Warto mniej więcej oszacować miesięczne koszty utrzymania studenta, biorąc pod uwagę uczelnie z największych miast w Polsce. Musimy liczyć się z tym, że im większe miasto, tym większe koszty utrzymania.
W artykule dowiesz się:
Przede wszystkim dach nad głową
Najważniejsze, aby student miał gdzie mieszkać. Będzie to też największy wydatek związany z nauką. Najlepsza i najtańsza opcja to dom studencki. Jednak miejsce nie jest łatwo dostać. Trzeba bowiem spełniać określone warunki, jak np. student musi mieć minimum 60 km do domu z uczelni. Jeśli nie uda się załapać na dom studenta, pozostaje szukanie mieszkania lub pokoju, a to już są znacznie większe wydatki.
Za lokum najmniej zapłacimy w Łodzi. Za miejsce w pokoju wyjdzie około 270 zł. Do najdroższych pod tym względem miast należy Wrocław. W swoich obliczeniach, trzeba jednak brać pod uwagę, że ceny dotyczą pokojów minimum 2- osobowych. Cena zależeć będzie zarówno od czynszu, jak i ilość domowników. Za wynajem kawalerki w stolicy zapłacimy ok. 1600 zł, we Wrocławiu 1400 zł, a w Łodzi 1250 zł.
Wyżywienie studenta
Niestety, jedzenie jest wydatkiem, na którym nie da się zaoszczędzić. Najczęściej, studenci posiadają spore zapasy żywności przywiezionych z domu. Mimo, że taka pomoc rodziców okazuje się niezbędna to nie wystarczy na cały miesiąc. Co więcej, raz na jakiś czas, potrzebne są określone części garderoby co generuje dodatkowe koszty.
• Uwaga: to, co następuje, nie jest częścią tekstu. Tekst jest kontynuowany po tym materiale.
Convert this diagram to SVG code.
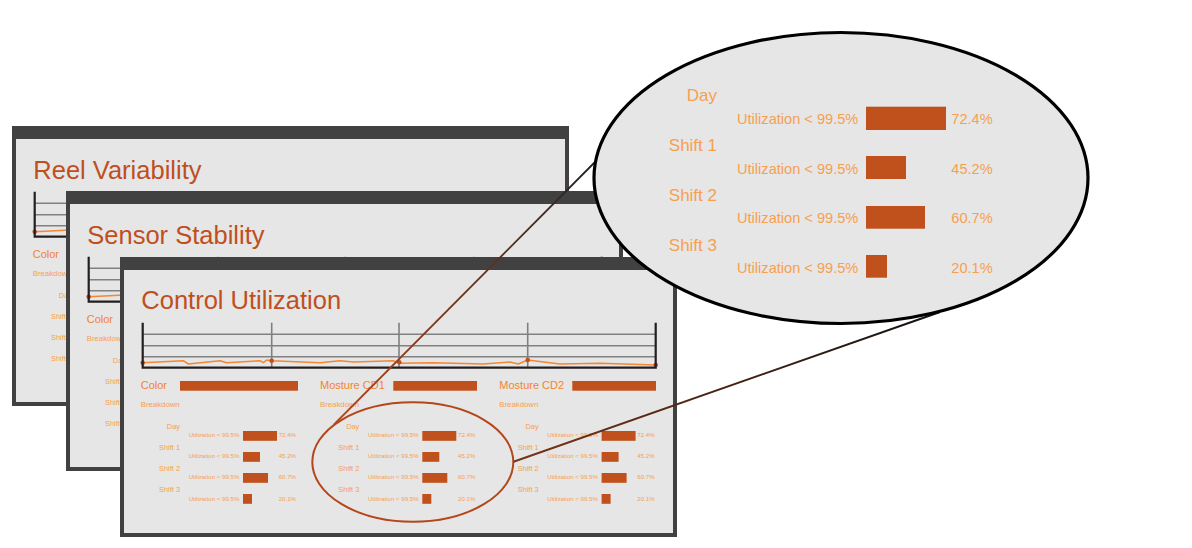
<svg xmlns="http://www.w3.org/2000/svg" xmlns:xlink="http://www.w3.org/1999/xlink" width="1192" height="548" viewBox="0 0 1192 548">
<defs>
<style>
.frame{fill:#414141}
.body{fill:#e6e6e6}
.ttl{font-family:"Liberation Sans",Arial,sans-serif;font-size:25.5px;fill:#bf4f1d}
.ax{stroke:#231f20;stroke-width:2.2;fill:none}
.grid{stroke:#808080;stroke-width:1.6;fill:none}
.trend{stroke:#f58634;stroke-width:1.5;fill:none;stroke-linejoin:round}
.pt{fill:#c0501c}
.bar{fill:#c0501c}
.hdr{font-family:"Liberation Sans",Arial,sans-serif;font-size:11px;fill:#f4832f}
.lbl{font-family:"Liberation Sans",Arial,sans-serif;fill:#f6a04f}
.s8{font-size:7.8px}
.s7{font-size:7.4px;text-anchor:end}
.s6{font-size:6.1px;text-anchor:end}
.b17{font-size:17px;text-anchor:end}
.b14{font-size:14.6px;text-anchor:end}
</style>
<linearGradient id="g1" gradientUnits="userSpaceOnUse" x1="334" y1="424" x2="596" y2="161">
<stop offset="0" stop-color="#b5481a"/><stop offset="1" stop-color="#222222"/>
</linearGradient>
<linearGradient id="g2" gradientUnits="userSpaceOnUse" x1="514" y1="462" x2="940" y2="312">
<stop offset="0" stop-color="#7a3516"/><stop offset="1" stop-color="#111111"/>
</linearGradient>
<g id="col">
<text class="lbl s8" x="20.7" y="150.3">Breakdown</text>
<text class="lbl s7" x="60" y="171.7">Day</text>
<text class="lbl s7" x="60" y="193">Shift 1</text>
<text class="lbl s7" x="60" y="213.7">Shift 2</text>
<text class="lbl s7" x="60" y="234.7">Shift 3</text>
<text class="lbl s6" x="119.3" y="180">Utilization &lt; 99.5%</text>
<text class="lbl s6" x="119.3" y="201">Utilization &lt; 99.5%</text>
<text class="lbl s6" x="119.3" y="222">Utilization &lt; 99.5%</text>
<text class="lbl s6" x="119.3" y="243.7">Utilization &lt; 99.5%</text>
<rect class="bar" x="123" y="174" width="34" height="9.8"/>
<rect class="bar" x="123" y="195" width="17" height="9.8"/>
<rect class="bar" x="123" y="216" width="25" height="9.8"/>
<rect class="bar" x="123" y="237" width="9" height="9.8"/>
<text class="lbl s6" x="176" y="180">72.4%</text>
<text class="lbl s6" x="176" y="201">45.2%</text>
<text class="lbl s6" x="176" y="222">60.7%</text>
<text class="lbl s6" x="176" y="243.7">20.1%</text>
</g>
<g id="win">
<rect class="frame" width="557" height="280"/>
<rect class="body" x="4" y="13" width="549" height="263"/>
<path class="grid" d="M23 77.3H535.7M23 88.7H535.7M23 99.7H535.7M151.7 65.7V110.7M279 65.7V110.7M407.7 65.7V110.7"/>
<polyline class="trend" points="22.7,105.7 63.3,103.7 68.3,107 100,103.7 106.7,105.7 140,103.7 143.3,105.7 146.7,103 151.7,103.7 200,105.7 220,103.7 233.3,105 273.3,103.7 279.3,106.3 313.3,105.7 363.3,107 390,105 398.3,107 407.7,103 440,107 480,106.3 535.7,108"/>
<circle class="pt" cx="22.7" cy="105.7" r="2.3"/>
<circle class="pt" cx="151.7" cy="103.7" r="2.3"/>
<circle class="pt" cx="279.3" cy="105.3" r="2.3"/>
<circle class="pt" cx="407.7" cy="103" r="2.3"/>
<circle class="pt" cx="535.7" cy="108" r="2.3"/>
<path class="ax" d="M22.7 65.7V111.8M535.7 65.7V111.8M21.6 110.7H536.8"/>
<text class="hdr" x="20.7" y="132.3">Color</text>
<rect class="bar" x="60" y="124" width="118" height="9.7"/>
<text class="hdr" x="200" y="132.3">Mosture CD1</text>
<rect class="bar" x="273.3" y="124" width="83.7" height="9.7"/>
<text class="hdr" x="379.3" y="132.3">Mosture CD2</text>
<rect class="bar" x="452.3" y="124" width="83.7" height="9.7"/>
<use xlink:href="#col"/>
<use xlink:href="#col" x="179.3"/>
<use xlink:href="#col" x="358.6"/>
</g>
</defs>
<rect width="1192" height="548" fill="#ffffff"/>
<g id="win-reel" transform="translate(12,126)">
<use xlink:href="#win"/>
<text class="ttl" x="21.3" y="52.8">Reel Variability</text>
</g>
<g id="win-sensor" transform="translate(66,191)">
<use xlink:href="#win"/>
<text class="ttl" x="21.3" y="52.5">Sensor Stability</text>
</g>
<g id="win-control" transform="translate(120,257)">
<use xlink:href="#win"/>
<text class="ttl" x="21.3" y="52.3">Control Utilization</text>
</g>
<g id="zoom-source">
<ellipse cx="412.8" cy="462" rx="100.5" ry="59.7" fill="none" stroke="#b5461a" stroke-width="2"/>
</g>
<g id="connectors">
<line x1="334" y1="424.5" x2="596" y2="161" stroke="url(#g1)" stroke-width="1.8"/>
<line x1="513.5" y1="461.7" x2="940" y2="312" stroke="url(#g2)" stroke-width="2"/>
</g>
<g id="zoom-callout">
<ellipse cx="841" cy="178" rx="247" ry="145.5" fill="#e6e6e6" stroke="#000000" stroke-width="3.2"/>
<text class="lbl b17" x="717" y="101">Day</text>
<text class="lbl b17" x="717" y="151">Shift 1</text>
<text class="lbl b17" x="717" y="201">Shift 2</text>
<text class="lbl b17" x="717" y="251">Shift 3</text>
<text class="lbl b14" x="858.3" y="124.3">Utilization &lt; 99.5%</text>
<text class="lbl b14" x="858.3" y="173.5">Utilization &lt; 99.5%</text>
<text class="lbl b14" x="858.3" y="223.3">Utilization &lt; 99.5%</text>
<text class="lbl b14" x="858.3" y="273.3">Utilization &lt; 99.5%</text>
<rect class="bar" x="866" y="106.7" width="80" height="23.3"/>
<rect class="bar" x="866" y="156" width="40" height="23"/>
<rect class="bar" x="866" y="206" width="59" height="22.7"/>
<rect class="bar" x="866" y="255" width="21" height="22.7"/>
<text class="lbl b14" x="992.7" y="124.3">72.4%</text>
<text class="lbl b14" x="992.7" y="173.5">45.2%</text>
<text class="lbl b14" x="992.7" y="223.3">60.7%</text>
<text class="lbl b14" x="992.7" y="273.3">20.1%</text>
</g>
</svg>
We Wrocławiu, na wyżywienie wystarczy 400 zł, w Poznaniu jest to 500 zł. Wszystko zależy od miasta oraz oczywiście sposobu żywienia. Do wszystkich wydatków należy jeszcze dodać koszty komunikacji miejskiej. Na ten cel nie powinno pójść więcej niż 70 zł w Gdańsku i Krakowie, 90 zł w warszawie, 65 zł we Wrocławiu.